Atomic Operations: Computing a Histogram¶
This section contains an exercise file RAJA/exercises/atomic-histogram.cpp
for you to work through if you wish to get some practice with RAJA. The
file RAJA/exercises/atomic-histogram_solution.cpp
contains complete
working code for the examples discussed in this section. You can use the
solution file to check your work and for guidance if you get stuck. To build
the exercises execute make atomic-histogram
and make atomic-histogram_solution
from the build directory.
Key RAJA features shown in this exercise are:
RAJA::forall
kernel execution template and execution policies
RAJA::TypedRangeSegment
iteration space constructRAJA atomic add operation and RAJA atomic operation policies
The example uses an integer array of length ‘N’ randomly initialized with values in the interval [0, M).
constexpr int M = 20;
constexpr int N = 100000;
int* array = memoryManager::allocate<int>(N);
int* hist = memoryManager::allocate<int>(M);
for (int i = 0; i < N; ++i) {
array[i] = rand() % M;
}
Each kernel iterates over the array and accumulates the number of occurrences of each value in [0, M) in another array named ‘hist’. The kernels use atomic operations for the accumulation, which allow one to update a memory location referenced by a specific address in parallel without data races. The example shows how to use RAJA portable atomic operations and that they are used similarly for different programming model back-ends.
Note
Each RAJA atomic operation requires an atomic policy type parameter that must be compatible with the execution policy for the kernel in which it is used. This is similar to the reduction policies we described in Sum Reduction: Vector Dot Product.

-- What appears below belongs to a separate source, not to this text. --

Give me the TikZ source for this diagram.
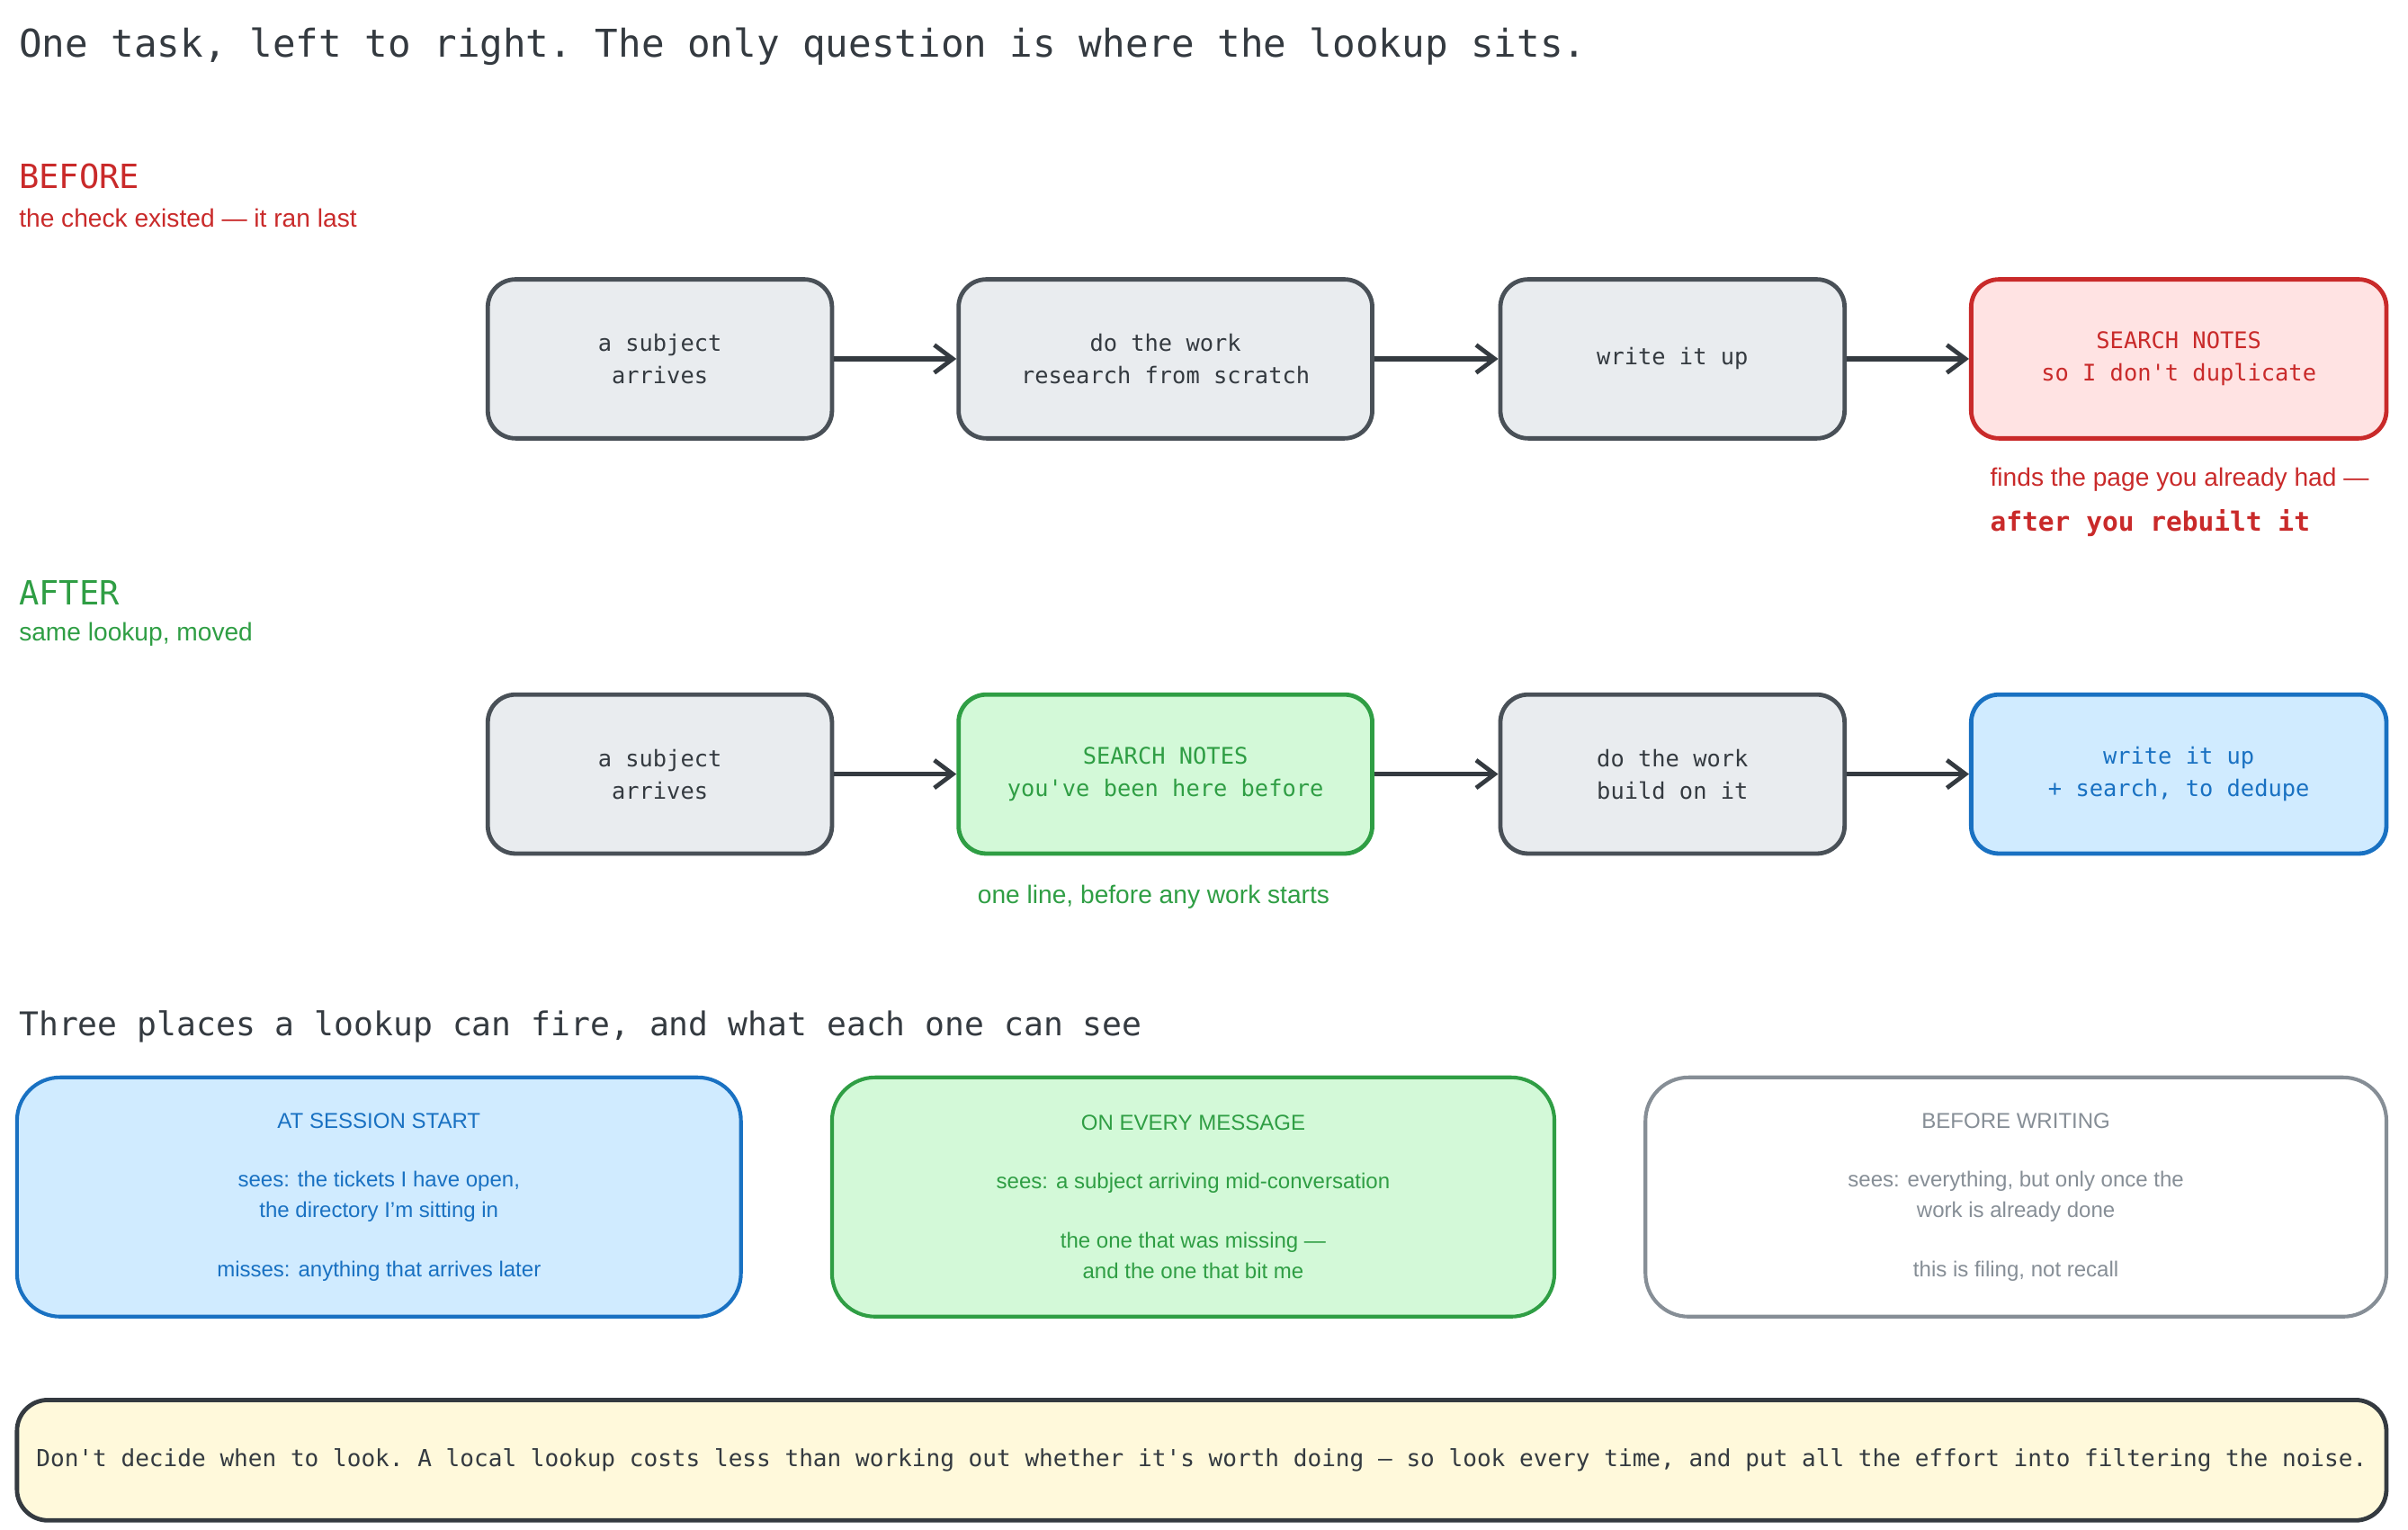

For a complete description of supported RAJA atomic operations and atomic policies, please see Atomic Operations.
All code snippets described below use the stride-1 iteration space range:
RAJA::TypedRangeSegment<int> array_range(0,N);
Here is the OpenMP version:
RAJA::forall<RAJA::omp_parallel_for_exec>(array_range, [=](int i) {
RAJA::atomicAdd<RAJA::omp_atomic>(&hist[array[i]], 1);
});
One is added to a slot in the ‘bins’ array when a value associated
with that slot is encountered. Note that the RAJA::atomicAdd
operation uses an OpenMP atomic policy, which is compatible with the OpenMP
kernel execution policy.
The CUDA and HIP versions are similar:
RAJA::forall<RAJA::cuda_exec<CUDA_BLOCK_SIZE>>(array_range, [=] RAJA_DEVICE (int i) {
RAJA::atomicAdd<RAJA::cuda_atomic>(&hist[array[i]], 1);
});
and:
RAJA::forall<RAJA::hip_exec<HIP_BLOCK_SIZE>>(array_range, [=] RAJA_DEVICE (int i) {
RAJA::atomicAdd<RAJA::hip_atomic>(&hist[array[i]], 1);
});
Here, the atomic add operations uses CUDA and HIP atomic policies, which are compatible with the CUDA and HIP kernel execution policies.
Note that RAJA provides an auto_atomic
policy for easier usage and
improved portability. This policy will choose the proper atomic operation
for the execution policy used to run the kernel. Specifically, when OpenMP
is enabled, the OpenMP atomic policy will be used, which is correct in a
sequential or OpenMP execution context. Otherwise, the sequential atomic
policy will be applied. Similarly, if it is encountered in a CUDA or HIP
execution context, the corresponding GPU back-end atomic policy
will be applied.
For example, here is the CUDA version that uses the ‘auto’ atomic policy:
RAJA::forall<RAJA::cuda_exec<CUDA_BLOCK_SIZE>>(array_range, [=] RAJA_DEVICE (int i) {
RAJA::atomicAdd<RAJA::auto_atomic>(&hist[array[i]], 1);
});
and the HIP version:
RAJA::forall<RAJA::hip_exec<HIP_BLOCK_SIZE>>(array_range, [=] RAJA_DEVICE (int i) {
RAJA::atomicAdd<RAJA::auto_atomic>(&hist[array[i]], 1);
});
The same CUDA and HIP kernel execution policies as in the previous examples are used.